As I wrote earlier, the Hungarian government pretty well accepted what looked inevitable a week ago: the Council of Economic and Finance Ministers (Ecofin) at its next meeting on March 13 would most likely endorse the European Commission’s recommendation to suspend about the third of the so-called cohesion funds Hungary would receive for 2013. The original suggestion was that by September Hungary must show what concrete steps it would take to reduce the deficit to under 3% of GDP, as the country is obliged to do. If Ecofin is satisfied, the ban on the cohesion funds would be lifted.
Early yesterday morning the word still was that, although Hungary was trying to block the move, “the suspension decision is going to go ahead” without any serious and protracted discussion. As it turned out, the decision was not easily reached and eventually a compromise was found. Instead of September the review of Hungary’s deficit reducing efforts will take place on June 22.

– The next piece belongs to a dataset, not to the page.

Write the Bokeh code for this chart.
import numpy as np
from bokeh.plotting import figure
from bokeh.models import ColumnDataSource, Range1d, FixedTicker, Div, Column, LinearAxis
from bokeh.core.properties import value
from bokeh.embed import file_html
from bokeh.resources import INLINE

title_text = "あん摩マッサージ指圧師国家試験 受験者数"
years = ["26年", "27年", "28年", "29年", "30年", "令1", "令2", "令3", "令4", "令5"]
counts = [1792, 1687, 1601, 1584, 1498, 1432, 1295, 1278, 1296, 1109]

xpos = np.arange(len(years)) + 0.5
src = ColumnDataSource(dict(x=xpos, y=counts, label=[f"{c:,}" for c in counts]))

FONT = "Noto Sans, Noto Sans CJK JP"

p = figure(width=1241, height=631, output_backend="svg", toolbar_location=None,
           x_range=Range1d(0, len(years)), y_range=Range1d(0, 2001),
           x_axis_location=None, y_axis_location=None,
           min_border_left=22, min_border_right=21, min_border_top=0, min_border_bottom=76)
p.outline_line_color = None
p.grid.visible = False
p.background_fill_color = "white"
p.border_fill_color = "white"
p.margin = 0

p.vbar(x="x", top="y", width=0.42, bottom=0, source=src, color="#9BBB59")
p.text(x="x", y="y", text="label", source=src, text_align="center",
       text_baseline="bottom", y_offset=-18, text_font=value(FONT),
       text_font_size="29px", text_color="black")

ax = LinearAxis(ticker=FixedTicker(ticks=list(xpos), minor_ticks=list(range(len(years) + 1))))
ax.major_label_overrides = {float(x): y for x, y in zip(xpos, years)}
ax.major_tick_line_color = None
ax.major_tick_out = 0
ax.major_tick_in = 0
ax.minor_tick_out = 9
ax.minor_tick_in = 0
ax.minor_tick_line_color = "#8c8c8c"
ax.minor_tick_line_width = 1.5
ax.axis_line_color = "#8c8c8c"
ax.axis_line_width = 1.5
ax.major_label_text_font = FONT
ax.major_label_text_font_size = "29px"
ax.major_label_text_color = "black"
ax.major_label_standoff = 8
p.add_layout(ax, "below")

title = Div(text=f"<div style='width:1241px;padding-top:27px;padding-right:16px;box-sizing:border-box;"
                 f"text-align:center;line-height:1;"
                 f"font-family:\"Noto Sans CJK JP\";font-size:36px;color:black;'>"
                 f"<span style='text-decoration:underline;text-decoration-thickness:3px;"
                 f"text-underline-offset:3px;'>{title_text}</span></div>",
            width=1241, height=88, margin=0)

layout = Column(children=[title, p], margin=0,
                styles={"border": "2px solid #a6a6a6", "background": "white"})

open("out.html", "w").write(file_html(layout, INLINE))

This decision can be seen as favorable to Hungary, and naturally the Hungarian government interprets it that way. But there are others, especially the Hungarian opposition parties and some economists, who see the decision differently. After all, they argue, Hungary now has less time to offer “additional fiscal effort to meet a deficit target of 2.5% of gross domestic product already this year” and “additional structural measures” to ensure that the deficit in 2013 remains well below 3 percent. And that will not be easy.
As usual György Matolcsy, Hungarian minister of economics, is “100 percent” confident of meeting the June 22 deadline. But, let’s face it, Matolcsy has been 100 percent confident about many issues in the past year and a half and he was wrong every time. Talking to The New York Times, Attila Juhász, an analyst of Political Capital (a research organization in Budapest), said that there are serious problems in coming up with a viable program in such a short time. After all, Hungary at the moment has no such plan worked out. Economic plans in Matolcsy’s ministry are thrown together in a day or two and usually turn out to be unacceptable in Brussels.

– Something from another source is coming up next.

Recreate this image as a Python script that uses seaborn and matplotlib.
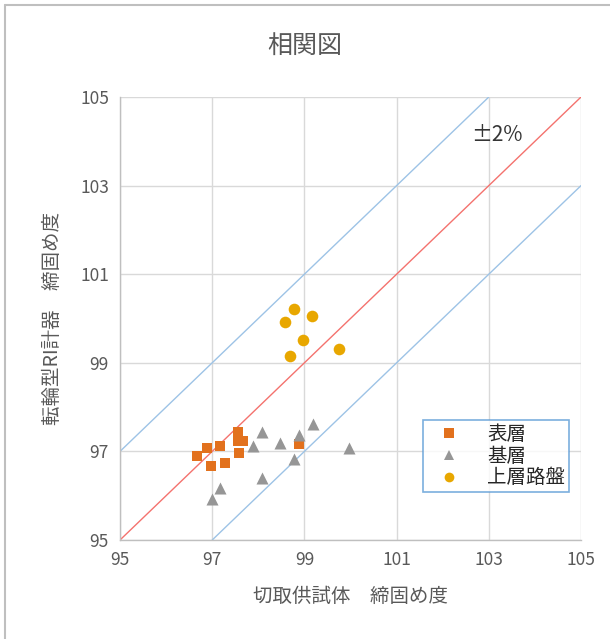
import matplotlib
matplotlib.use("Agg")
import matplotlib.pyplot as plt
import seaborn as sns
import pandas as pd
from matplotlib.lines import Line2D

# 表層 (surface layer)
surface_x = [96.68, 96.88, 96.97, 97.17, 97.28, 97.57, 97.57, 97.67, 97.58, 98.88]
surface_y = [96.90, 97.07, 96.68, 97.13, 96.73, 97.44, 97.24, 97.24, 96.96, 97.16]
# 基層 (base layer)
base_x = [96.99, 97.18, 98.09, 97.88, 98.09, 98.47, 98.78, 98.89, 99.18, 99.97]
base_y = [95.92, 96.18, 96.39, 97.13, 97.43, 97.20, 96.82, 97.37, 97.62, 97.08]
# 上層路盤 (upper subbase)
subbase_x = [98.77, 98.58, 99.16, 98.96, 98.68, 99.76]
subbase_y = [100.22, 99.91, 100.06, 99.51, 99.15, 99.32]

series_names = ["表層", "基層", "上層路盤"]
ticks = [95, 97, 99, 101, 103, 105]
tolerance = 2

df = pd.concat([
    pd.DataFrame({"x": surface_x, "y": surface_y, "層": series_names[0]}),
    pd.DataFrame({"x": base_x, "y": base_y, "層": series_names[1]}),
    pd.DataFrame({"x": subbase_x, "y": subbase_y, "層": series_names[2]}),
])

sns.set_theme(style="white")
plt.rcParams["font.family"] = ["Noto Sans CJK JP", "DejaVu Sans"]
text_color = "#595959"

fig = plt.figure(figsize=(6.10, 6.39), dpi=100)
ax = fig.add_axes([0.1967, 0.1549, 0.7558, 0.6933])

# reference lines: y = x and ±2
lo, hi = ticks[0], ticks[-1]
ax.plot([lo, hi], [lo, hi], color="#F4726E", lw=1.0, zorder=1)
ax.plot([lo, hi - tolerance], [lo + tolerance, hi], color="#9DC3E6", lw=1.0, zorder=1)
ax.plot([lo + tolerance, hi], [lo, hi - tolerance], color="#9DC3E6", lw=1.0, zorder=1)

palette = {"表層": "#E2711D", "基層": "#969696", "上層路盤": "#E8A700"}
markers = {"表層": "s", "基層": "^", "上層路盤": "o"}
sizes = {"表層": 62, "基層": 75, "上層路盤": 70}
for name in series_names:
    sub = df[df["層"] == name]
    sns.scatterplot(data=sub, x="x", y="y", color=palette[name], marker=markers[name],
                    s=sizes[name], linewidth=0, ax=ax, zorder=3)

ax.set_xlim(lo, hi)
ax.set_ylim(lo, hi)
ax.set_xticks(ticks)
ax.set_yticks(ticks)
ax.grid(True, color="#D9D9D9", lw=1.0)
ax.set_axisbelow(True)
for side in ["top", "right"]:
    ax.spines[side].set_visible(False)
for side in ["left", "bottom"]:
    ax.spines[side].set_color("#BFBFBF")
    ax.spines[side].set_linewidth(1.0)
ax.tick_params(axis="both", length=0, labelsize=12.5, labelcolor=text_color)
ax.tick_params(axis="x", pad=8)
ax.tick_params(axis="y", pad=8)

ax.set_xlabel("切取供試体　締固め度", fontsize=14, color=text_color, labelpad=12)
ax.set_ylabel("転輪型RI計器　締固め度", fontsize=14, color=text_color, labelpad=12)
fig.text(0.5, 0.928, "相関図", ha="center", va="center", fontsize=18, color=text_color)

ax.text(102.62, 104.14, "±2%", fontsize=15, color="#353535", va="center", ha="left")

handles = [Line2D([], [], ls="none", marker=markers[n], color=palette[n],
                  markersize=7, markeredgewidth=0) for n in series_names]
leg = ax.legend(handles, series_names, loc="upper left",
                bbox_to_anchor=(0.6575, 0.2708), frameon=True, fancybox=False,
                fontsize=14, handletextpad=0.8, labelspacing=0.04,
                borderpad=0.2, handlelength=2.3, borderaxespad=0)
leg.get_frame().set_edgecolor("#5B9BD5")
leg.get_frame().set_linewidth(1.2)
for t in leg.get_texts():
    t.set_color("#262626")

# chart frame edges
fig.add_artist(Line2D([5 / 610, 1], [1 - 5 / 639, 1 - 5 / 639], transform=fig.transFigure,
                      color="#BFBFBF", lw=1.5))
fig.add_artist(Line2D([5 / 610, 5 / 610], [0, 1 - 5 / 639], transform=fig.transFigure,
                      color="#BFBFBF", lw=1.5))

fig.savefig("out.png", dpi=100)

The Organization for Economic Cooperation and Development, a group of developed countries, gave a downbeat assessment of the Hungarian economy yesterday. It predicted that the country will be in recession already in 2012. Since the Ecostat economists were working with a GDP of 1.5 percent, achieving the 2.5 percent deficit figure might be even more difficult than it seems on paper at the moment.
Although Viktor Orbán keeps repeating that Hungary doesn’t need the IMF/EU loan, OECD’s economists think otherwise. Their report says that “an agreement with multilateral organizations for new financial assistance is a necessary step toward restoring confidence.” A financial assistance package would support fiscal consolidation and lower Hungary’s debt burden by stabilizing the exchange rate. The Hungarian government should introduce structural reforms and permanent spending cuts. The OCED report criticized the flat tax introduced by the Orbán government and came out with suggestions to raise taxes on the better-off segments of society and restore some of tax cuts for those taking home only meager paychecks.
All in all, the OECD’s report is very critical of the economic policy of the current government. Kester Eddy, a journalist with the Financial Times reporting from Vienna, called the 150-page report “part wish-list, part gripe.” Among the criticisms is the recent 19 percent increase in minimum wage that “could hinder employment growth and reduce competitiveness.” The authors of the report were also critical of the public works program that concentrates on useless projects instead of “training and skill-upgrading services.”
Kester Eddy echoes the skeptics in saying that, “given Orbán’s stubbornness over IMF/EU negotiations, one wonders why the OECD bothers.”
Only time will tell what the Hungarian government’s answer will be to Brussels’s demands and the OECD’s criticism. If the reaction is the same as it was in the case of the infringement proceedings, I am sure that the June 22 decision will go against Hungary. Faking progress will not work.